For strategy and value creation work the same holds true. The location where the consultant performs the activities to get to a recommendation becomes less relevant, as long as the resulting work has value and is actionable.
Benefits & barriers of remote consulting.
There are many benefits - and barriers - to hiring remote consultants, so I will focus on the main ones.
Maximizing quality and productivity
The first key benefit is that the client gets access to a wider talent pool. Being open to remote consultants allows clients to find the right consultant with the most relevant expertise. Plus, it becomes easier to align timelines.
Second, remote work can result in higher quality outcomes. Remote work can boost productivity due to fewer distractions and laser focus on the job to do. Also, the traditional 9-5 model is tailored to early birds (productive in the morning and early day). But 30-40% of people identify as night owls. Remote work enables this group - to which I count myself - to schedule their day according to their personal peak times. For me, this has been a game changer.
The old school supervision barrier
Of course, remote working has barriers. The first one lives mostly amongst the ‘old boys club’ minds and that is the lack of supervision.

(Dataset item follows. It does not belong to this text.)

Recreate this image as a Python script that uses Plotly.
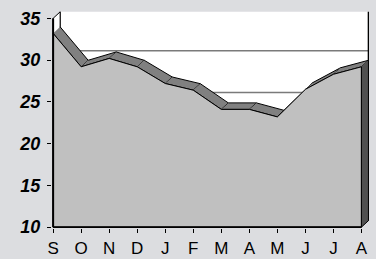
import plotly.graph_objects as go

# ---- data ----
months = ["S", "O", "N", "D", "J", "F", "M", "A", "M", "J", "J", "A"]
values = [33.2, 29.2, 30.2, 29.2, 27.2, 26.4, 24.1, 24.1, 23.2, 26.5, 28.3, 29.2]
y_ticks = [10, 15, 20, 25, 30, 35]
grid_values = [15, 20, 25, 30]

# ---- 3D look (offsets in axis units) ----
Y_MIN, Y_MAX = 10, 35
DX = 0.25
DY = 0.78
GDY = 1.12

BG = "#dcdde0"
FRONT = "#c0c0c0"
TOP = "#808080"
SIDE = "#505050"
FONT = "Liberation Sans, Arial, sans-serif"

n = len(months)
xs = list(range(n))
last = n - 1

fig = go.Figure()


def poly(x, y, fill, line_color="black", width=1.0):
    fig.add_trace(go.Scatter(
        x=x, y=y, mode="lines", fill="toself", fillcolor=fill,
        line=dict(color=line_color, width=width),
        hoverinfo="skip", showlegend=False))


def seg(x, y, color, width):
    fig.add_trace(go.Scatter(
        x=x, y=y, mode="lines", line=dict(color=color, width=width),
        hoverinfo="skip", showlegend=False))


# back wall
poly([DX, last + DX, last + DX, DX],
     [Y_MIN + DY, Y_MIN + DY, Y_MAX + DY, Y_MAX + DY], "white", "white", 0)
for g in grid_values:
    seg([DX, last + DX], [g + GDY, g + GDY], "#7a7a7a", 1.5)
seg([DX, DX], [Y_MIN + DY, Y_MAX + DY], "black", 1)
seg([last + DX, last + DX], [Y_MIN + DY, Y_MAX + DY], "black", 1.5)

# left side wall
poly([0, 0, DX, DX], [Y_MIN, Y_MAX, Y_MAX + DY, Y_MIN + DY], "white", "black", 1)

# top bands of the area
for i in range(last):
    poly([i, i + 1, i + 1 + DX, i + DX],
         [values[i], values[i + 1], values[i + 1] + DY, values[i] + DY],
         TOP, "black", 1)

# front face
poly(xs + [last, 0], values + [Y_MIN, Y_MIN], FRONT, "black", 1)

# right side face
poly([last, last, last + DX, last + DX],
     [values[-1], Y_MIN, Y_MIN + DY, values[-1] + DY], SIDE, "black", 1)

# axis lines
seg([0, 0], [Y_MIN, Y_MAX], "black", 2)
seg([0, last], [Y_MIN, Y_MIN], "black", 2)

fig.update_layout(
    width=376, height=259,
    margin=dict(l=52, r=7, t=10, b=31),
    paper_bgcolor=BG, plot_bgcolor=BG,
    xaxis=dict(range=[-0.04, last + DX + 0.02], tickmode="array",
               tickvals=xs, ticktext=months, ticks="outside", ticklen=4,
               tickcolor="black", tickwidth=1, showgrid=False, zeroline=False,
               showline=False, fixedrange=True, automargin=False,
               ticklabelstandoff=1,
               tickfont=dict(family=FONT, size=17, color="black")),
    yaxis=dict(range=[9.9, 36.0], tickmode="array", tickvals=y_ticks,
               ticktext=["<b><i>%d</i></b>" % v for v in y_ticks],
               ticks="outside", ticklen=4, tickcolor="black", tickwidth=1,
               showgrid=False, zeroline=False, showline=False, fixedrange=True,
               automargin=False, ticklabelstandoff=3,
               tickfont=dict(family=FONT, size=18, color="black",
                             weight="bold", style="italic")),
)

fig.write_html(
    "out.html",
    config={"displayModeBar": False},
    post_script="document.body.style.margin='0';document.body.style.padding='0';",
)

Since you do not see the consultant sitting behind the desk working diligently, how do you know you are getting your money's worth? The answer is obvious: the result of their work.
Next to this, communication barriers may arise. It ‘feels’ easier to walk up to the consultant sitting at eyesight, and might seem more burdensome to contact a remote consultant. Also, remote consultants might not fully grasp the nuances of the company culture, as they miss out on the water cooler conversations that matter.
Thankfully, there are ways to reap the benefits of remote consultants while tackling these barriers.
How to turn a remote consulting project into a success?
As the expert, the consultant should assess if the project can be done remotely. However, it takes two to tango so the client also needs to make an effort for the consultant to be effective remotely.
5 tips that make a difference
First, be extremely specific on the desired outcome. The plan and final deliverables should be clear; don’t worry about over-explaining. This starts with a clear proposal and plan: determine the scope (key questions to answer), deliverables (e.g., PowerPoint doc, new pricing model), and activities (what to do, when, and with whom).
Second, as a remote consultant make sure you are hyper approachable. Let the company know you can be reached, even if your reply is 'I'll get back to you soon'. Think of it as if you would be sitting in the office - just do that. I try to answer my email and messages within 30 minutes max, and it makes all the difference in building trust.
Third, even if the majority of the project can be done remotely, there are moments you need to sit together. The consultant and client should agree on these occasions, but in my experience this typically involves a large group of people sitting together in a room to make decisions like workshops and board meetings. Here, your personal judgment skills come in handy.
Fourth, make time for small talk and relationship building. While not everyone is a fan of this - and a good consultant knows when to ditch small talk - it helps to spend some time at the start and end of meetings for light-hearted talks, and to get to know one another. It also makes the work more fun.
Last one might sound obvious, but make your remote set-up look presentable including good audio and video quality. Nobody wants to stare up your nostrils or look at a messy backroom.
To wrap up
Remote work continues to reshape the professional services landscape and consultancy projects are no exception. Embracing professional flexibility offers a lot of benefits. Especially for outcome based work, expanded talent pools allow businesses to tap into a global workforce and independent professionals enjoy increased flexibility, contributing to the success of the project.